Inactivation of bacterial pathogens in yoba mutandabota, a dairy product fermented with the probiotic Lactobacillus rhamnosus yoba

• L. monocytogenes, E. coli and Salmonella spp. survived in traditional mutandabota.
• None of the tested bacterial pathogens survived in probiotic mutandabota.
• Fermenting mutandabota with L. rhamnosus yoba enhances its microbiological safety.
• L. rhamnosus yoba grew to 9 log cfu/mL in mutandabota inoculated with pathogens.
• Probiotic mutandabota is safer stored than traditional mutandabota.

Mutandabota is a dairy product consumed as a major source of proteins and micronutrients in Southern Africa. In this study the microbial safety of traditional and a variant of mutandabota fermented with the probiotic Lactobacillus rhamnosus yoba (yoba mutandabota) was investigated by challenging the products with five important food pathogens: Listeria monocytogenes, Salmonella spp., Campylobacter jejuni, Escherichia coli O157:H7 and Bacillus cereus. Pasteurized full-fat cow's milk was used for producing traditional and yoba mutandabota, and was inoculated with a cocktail of strains of the pathogens at an inoculum level of 5.5 log cfu/mL. Survival of the pathogens was monitored over a potential consumption time of 24 h for traditional mutandabota, and over 24 h of fermentation followed by 24 h of potential consumption time for yoba mutandabota.

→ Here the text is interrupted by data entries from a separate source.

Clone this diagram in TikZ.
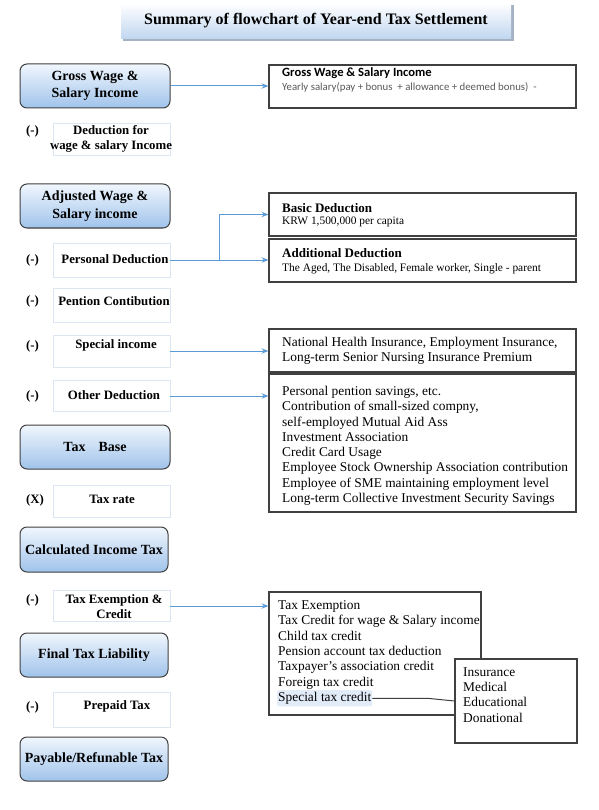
\documentclass[tikz,border=0pt]{standalone}
\usepackage{fontspec}
\setmainfont{Liberation Serif}
\newfontfamily\calib{Carlito}
\usetikzlibrary{arrows.meta}
\definecolor{arrblue}{RGB}{91,155,213}
\definecolor{boxedge}{RGB}{64,64,64}
\definecolor{gradtop}{RGB}{240,246,253}
\definecolor{gradbot}{RGB}{160,195,235}
\definecolor{faint}{RGB}{220,230,242}
\definecolor{hl}{RGB}{226,235,248}
\definecolor{greytext}{RGB}{89,89,89}
\definecolor{titlebot}{RGB}{192,214,240}
\definecolor{titleshadow}{RGB}{165,178,196}
\begin{document}
\begin{tikzpicture}[x=1pt,y=-1pt,
 mainbox/.style={draw=boxedge, line width=1pt, rounded corners=7pt, top color=gradtop, bottom color=gradbot, minimum width=150pt, minimum height=44pt, inner sep=0pt, align=center, font=\fontsize{14}{17.5}\selectfont\bfseries},
 subbox/.style={draw=faint, line width=0.8pt, fill=white, minimum width=117pt, minimum height=33pt, inner sep=0pt},
 subtext/.style={font=\fontsize{12.8}{15}\selectfont\bfseries, align=center, inner sep=0pt},
 sign/.style={font=\fontsize{12.8}{15}\selectfont\bfseries, inner sep=0pt},
 infobox/.style={draw=boxedge, line width=1.2pt, fill=white, inner sep=0pt},
 infoline/.style={font=\fontsize{13.4}{15.25}\selectfont, inner sep=0pt, anchor=base west},
 infohead/.style={font=\fontsize{13}{15}\selectfont\bfseries, inner sep=0pt, anchor=base west},
 infosub/.style={font=\fontsize{11.4}{13}\selectfont, inner sep=0pt, anchor=base west},
 arr/.style={draw=arrblue, line width=1pt, -{Stealth[length=7pt,width=5.5pt,inset=2.5pt]}},
 conn/.style={draw=boxedge, line width=1pt},
]
\useasboundingbox (0,0) rectangle (598,810);
\fill[white] (0,0) rectangle (598,810);

% title
\fill[titleshadow] (123,5) rectangle (514,41);
\node[top color=white, bottom color=titlebot, minimum width=390pt, minimum height=36pt, inner sep=0pt, font=\fontsize{16}{19}\selectfont\bfseries] (title) at (316,21) {Summary of flowchart of Year-end Tax Settlement};

% main flow boxes
\node[mainbox] (gross) at (95,86) {Gross Wage \&\\Salary Income};
\node[mainbox] (adj) at (95,206) {Adjusted Wage \&\\Salary income};
\node[mainbox] (base) at (95,447) {Tax\hspace{13pt}Base};
\node[mainbox, minimum width=148pt, minimum height=45pt] (calc) at (94,549.5) {Calculated Income Tax};
\node[mainbox, minimum width=148pt] (final) at (94,655) {Final Tax Liability};
\node[mainbox, minimum width=148pt] (pay) at (94,759) {Payable/Refunable Tax};

% deduction boxes
\node[subbox, minimum height=32pt] (ded) at (111.5,139) {};
\node[subtext] (dedt) at (111,138.5) {Deduction for\\wage \& salary Income};
\node[subbox, minimum height=34pt] (pd) at (111.5,260) {};
\node[subtext] (pdt) at (115,259) {Personal Deduction};
\node[subbox, minimum height=34pt] (pc) at (111.5,305) {};
\node[subtext] (pct) at (114,301) {Pention Contibution};
\node[subbox, minimum height=32pt] (si) at (111.5,351) {};
\node[subtext] (sit) at (116,345) {Special income};
\node[subbox, minimum height=31pt] (od) at (111.5,396) {};
\node[subtext] (odt) at (114,395) {Other Deduction};
\node[subbox, minimum height=32pt] (tr) at (111.5,501) {};
\node[subtext] (trt) at (112,499) {Tax rate};
\node[subbox, minimum height=31pt] (te) at (111.5,606) {};
\node[subtext] (tet) at (114,606.5) {Tax Exemption \&\\Credit};
\node[subbox, minimum height=35pt] (pp) at (111.5,709.5) {};
\node[subtext] (ppt) at (117,706) {Prepaid Tax};

% signs
\node[sign] (s1) at (32.5,131) {(-)};
\node[sign] (s2) at (32.5,260) {(-)};
\node[sign] (s3) at (32.5,301) {(-)};
\node[sign] (s4) at (32.5,346) {(-)};
\node[sign] (s5) at (32.5,396) {(-)};
\node[sign] (s6) at (35,500) {(X)};
\node[sign] (s7) at (32.5,600) {(-)};
\node[sign] (s8) at (32.5,707) {(-)};

% right info boxes
\node[infobox, minimum width=307pt, minimum height=43pt] (grossR) at (422.5,86.5) {};
\node[font=\calib\bfseries\fontsize{12.6}{14}\selectfont, inner sep=0pt, anchor=base west] (grossRt) at (282,76.5) {Gross Wage \& Salary Income};
\node[font=\calib\fontsize{10.8}{12}\selectfont, text=greytext, inner sep=0pt, anchor=base west] (grossRs) at (282,91) {Yearly salary(pay + bonus\ \ + allowance + deemed bonus)\ \ -};

\node[infobox, minimum width=307pt, minimum height=43pt] (basic) at (422.5,214.5) {};
\node[infohead] (basict) at (282,212.5) {Basic Deduction};
\node[infosub] (basics) at (282,225) {KRW 1,500,000 per capita};

\node[infobox, minimum width=307pt, minimum height=43pt] (addl) at (422.5,260.5) {};
\node[infohead] (addlt) at (282,257.5) {Additional Deduction};
\node[infosub] (addls) at (282,271) {The Aged, The Disabled, Female worker, Single - parent};

\node[infobox, minimum width=307pt, minimum height=43pt] (nhi) at (422.5,350.5) {};
\node[infoline] (nhi1) at (282,346.5) {National Health Insurance, Employment Insurance,};
\node[infoline] (nhi2) at (282,361.5) {Long-term Senior Nursing Insurance Premium};

\node[infobox, minimum width=307pt, minimum height=138pt] (other) at (422.5,443) {};
\foreach \t [count=\i] in {{Personal pention savings, etc.},{Contribution of small-sized compny,},{self-employed Mutual Aid Ass},{Investment Association},{Credit Card Usage},{Employee Stock Ownership Association contribution},{Employee of SME maintaining employment level},{Long-term Collective Investment Security Savings}}
  \node[infoline] (ol\i) at (282,{395.5+15.25*(\i-1)}) {\t};

\node[infobox, minimum width=212pt, minimum height=123pt] (texm) at (375,653.5) {};
\foreach \t [count=\i] in {{Tax Exemption},{Tax Credit for wage \& Salary income},{Child tax credit},{Pension account tax deduction},{Taxpayer's association credit},{Foreign tax credit}}
  \node[infoline] (tl\i) at (278,{609.5+15.3*(\i-1)}) {\t};
\node[infoline, fill=hl, rounded corners=2pt, inner xsep=1pt, inner ysep=2pt] (stc) at (277,701.5) {Special tax credit};

\node[infobox, minimum width=122pt, minimum height=84pt] (ins) at (516,701) {};
\foreach \t [count=\i] in {Insurance,Medical,Educational,Donational}
  \node[infoline] (il\i) at (463,{676.5+15.2*(\i-1)}) {\t};

% connectors
\draw[arr] (gross.east) -- (gross.east -| grossR.west);
\coordinate (br) at (219,260);
\draw[arr] (pd.east) -- (pd.east -| addl.west);
\draw[arr] (br) |- (basic.west);
\draw[arr] (si.east) -- (si.east -| nhi.west);
\draw[arr] (od.east) -- (od.east -| other.west);
\draw[arr] (te.east) -- (te.east -| texm.west);
\draw[conn] (stc.east) -- ++(55,0) -- (ins.west);
\end{tikzpicture}
\end{document}
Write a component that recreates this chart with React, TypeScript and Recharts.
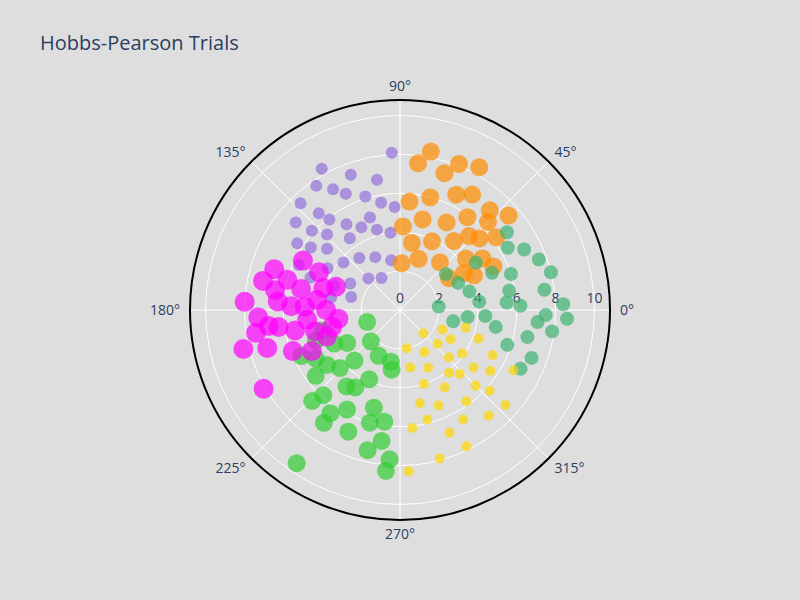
import React from "react";
import { ScatterChart, Scatter, XAxis, YAxis } from "recharts";

// [r, theta(deg)]
const purple = [[8.1,93],[8.3,119],[7.4,110],[7.7,124],[7.1,119],[6.6,115],[6.1,107],[5.6,100],[5.3,93],[6.5,130],[5.9,128],[5.2,122],[4.7,115],[4.3,106],[4.9,140],[5.6,145],[6.3,147],[5.7,156],[4.9,160],[4.3,150],[3.8,140],[3.4,128],[3.0,115],[2.6,100],[3.6,160],[2.9,152],[2.3,135],[1.9,120],[7.0,140],[6.1,138],[4.0,97],[5.0,108],[6.8,100],[3.6,170],[2.6,165],[7.5,133],[5.4,134],[4.5,125]];
const orange = [[8.3,79],[8.1,68],[8.4,61],[7.6,83],[7.4,72],[7.0,58],[6.9,48],[6.6,64],[6.0,75],[5.6,85],[5.9,54],[5.5,42],[5.1,62],[4.8,76],[4.3,88],[4.5,52],[4.3,38],[3.9,65],[3.5,80],[3.2,50],[3.8,30],[5.0,32],[6.2,37],[7.4,41],[4.2,25],[5.3,25],[2.8,70],[2.4,88],[3.0,33],[6.4,45],[5.2,47]];
const seagreen = [[8.4,2],[7.5,8],[8.0,14],[7.6,20],[7.1,26],[6.8,36],[6.4,30],[6.0,18],[5.7,10],[6.2,2],[7.1,-5],[7.9,-8],[6.7,-12],[5.8,-18],[7.2,-20],[5.0,-10],[4.4,-4],[4.1,6],[3.7,15],[3.3,25],[3.0,38],[2.8,-12],[2.0,5],[3.5,-6],[5.1,22],[4.6,32],[8.6,-3],[7.5,-2],[5.5,4],[6.9,-26]];
const gold = [[8.3,273],[7.9,285],[7.8,296],[6.5,300],[7.1,310],[6.2,318],[5.6,326],[5.3,334],[4.3,340],[3.5,345],[3.0,330],[2.6,318],[3.5,316],[4.1,308],[4.6,300],[5.3,292],[5.8,284],[4.9,282],[4.0,288],[3.3,296],[2.5,300],[2.0,280],[3.0,280],[6.1,276],[6.8,292],[5.8,306],[4.8,322],[3.9,325],[2.4,335],[1.7,315],[4.5,313],[5.5,315],[6.6,332],[7.3,318]];
const lime = [[9.5,236],[8.3,265],[7.7,266],[7.4,257],[6.8,247],[6.4,236],[5.9,228],[5.5,218],[5.0,210],[4.6,200],[4.1,195],[4.3,224],[4.6,240],[5.2,255],[6.0,255],[6.8,262],[5.8,262],[3.9,246],[3.5,228],[3.2,212],[2.6,245],[2.2,227],[3.1,262],[4.8,235],[5.8,242],[7.0,236],[6.5,226],[3.8,207],[4.7,217],[5.6,205],[1.8,200],[2.7,260]];
const magenta = [[8.0,177],[8.3,194],[8.1,210],[7.3,183],[7.1,196],[6.8,162],[6.5,171],[6.3,188],[5.9,201],[5.6,178],[5.2,168],[4.8,186],[4.5,194],[4.3,173],[3.8,180],[3.5,160],[4.0,200],[5.6,153],[4.6,155],[3.2,188],[6.8,187],[5.5,191],[4.9,178],[4.1,164],[7.2,168],[6.0,165],[3.6,194],[5.0,205],[7.5,189],[6.3,176]];

const series = [
  { name: "purple", pts: purple, color: "#9370DB", r: 6 },
  { name: "orange", pts: orange, color: "#FF8C00", r: 9 },
  { name: "seagreen", pts: seagreen, color: "#3CB371", r: 7 },
  { name: "gold", pts: gold, color: "#FFD700", r: 5 },
  { name: "lime", pts: lime, color: "#32CD32", r: 9 },
  { name: "magenta", pts: magenta, color: "#FF00FF", r: 10 },
];

const radialTicks = [0, 2, 4, 6, 8, 10];
const angleTicks = [0, 45, 90, 135, 180, 225, 270, 315];

const CX = 400, CY = 310, R = 210, RMAX = 10.8;
const K = R / RMAX;
const toXY = (p: number[]) => {
  const t = (p[1] * Math.PI) / 180;
  return { x: p[0] * Math.cos(t), y: p[0] * Math.sin(t) };
};

const font = '"Open Sans", sans-serif';

export default function App() {
  return (
    <div style={{ position: "absolute", left: 0, top: 0, width: 800, height: 600, background: "#dedede", fontFamily: font }}>
      <svg width={800} height={600} style={{ position: "absolute", left: 0, top: 0 }}>
        {radialTicks.slice(1).map((t) => (
          <circle key={t} cx={CX} cy={CY} r={t * K} fill="none" stroke="#fff" strokeWidth={1} />
        ))}
        {angleTicks.map((a) => {
          const t = (a * Math.PI) / 180;
          return <line key={a} x1={CX} y1={CY} x2={CX + R * Math.cos(t)} y2={CY - R * Math.sin(t)} stroke="#fff" strokeWidth={1} />;
        })}
        <circle cx={CX} cy={CY} r={R} fill="none" stroke="#000" strokeWidth={2} />
        {angleTicks.map((a) => {
          const t = (a * Math.PI) / 180;
          const x = CX + (R + 14) * Math.cos(t);
          const y = CY - (R + 14) * Math.sin(t);
          const anchor = Math.abs(Math.cos(t)) < 0.1 ? "middle" : Math.cos(t) > 0 ? "start" : "end";
          return (
            <text key={a} x={x} y={y} dy="0.35em" dx={anchor === "start" ? -4 : anchor === "end" ? 4 : 0} textAnchor={anchor} fontSize={14} fill="#2a3f5f">{a}°</text>
          );
        })}
        {radialTicks.map((t) => (
          <text key={t} x={CX + t * K} y={CY - 7} textAnchor="middle" fontSize={14} fill="#2a3f5f">{t}</text>
        ))}
        <text x={40} y={50} fontSize={20} fill="#2a3f5f">Hobbs-Pearson Trials</text>
      </svg>
      <div style={{ position: "absolute", left: 0, top: 0 }}>
        <ScatterChart width={800} height={600} margin={{ left: CX - R, right: 800 - CX - R, top: CY - R, bottom: 600 - CY - R }}>
          <XAxis type="number" dataKey="x" domain={[-RMAX, RMAX]} hide allowDataOverflow />
          <YAxis type="number" dataKey="y" domain={[-RMAX, RMAX]} hide allowDataOverflow width={0} />
          {series.map((s) => (
            <Scatter
              key={s.name}
              data={s.pts.map(toXY)}
              isAnimationActive={false}
              shape={(p: any) => <circle cx={p.cx} cy={p.cy} r={s.r} fill={s.color} fillOpacity={0.7} />}
            />
          ))}
        </ScatterChart>
      </div>
    </div>
  );
}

In traditional mutandabota (pH 3.4 ± 0.1) no viable cells of B. cereus and C. jejuni were detected 3 h after inoculation, while L. monocytogenes, E. coli O157:H7 and Salmonella spp. significantly declined (P < 0.05), but could still be detected (< 3.5 log inactivation) at the end of the potential consumption time. This indicated that consumption of traditional mutandabota exposes consumers to the risk of food-borne microbial infections. In yoba mutandabota, L. rhamnosus yoba grew from 5.5 ± 0.1 log cfu/mL to 9.1 ± 0.4 log cfu/mL in the presence of pathogens. The pH of yoba mutandabota dropped from 4.2 ± 0.1 to 3.3 ± 0.1 after 24 h of fermentation, mainly due to organic acids produced during fermentation. Only Salmonella spp. was able to grow in yoba mutandabota during the first 9 h of fermentation, but then decreased in viable plate count. None of the tested pathogens were detected (> 3.5 log inactivation) after 3 h into potential consumption time of yoba mutandabota. Inactivation of pathogens in mutandabota is of public health significance because food-borne pathogens endanger public health upon consumption of contaminated food, especially in Southern Africa where there are many vulnerable consumers of mutandabota such as children, elderly and immuno-compromised people with HIV/AIDS. The findings of this study demonstrate that mutandabota fermented with L. rhamnosus yoba has antimicrobial properties against the tested pathogens and it is safer compared to the traditional mutandabota.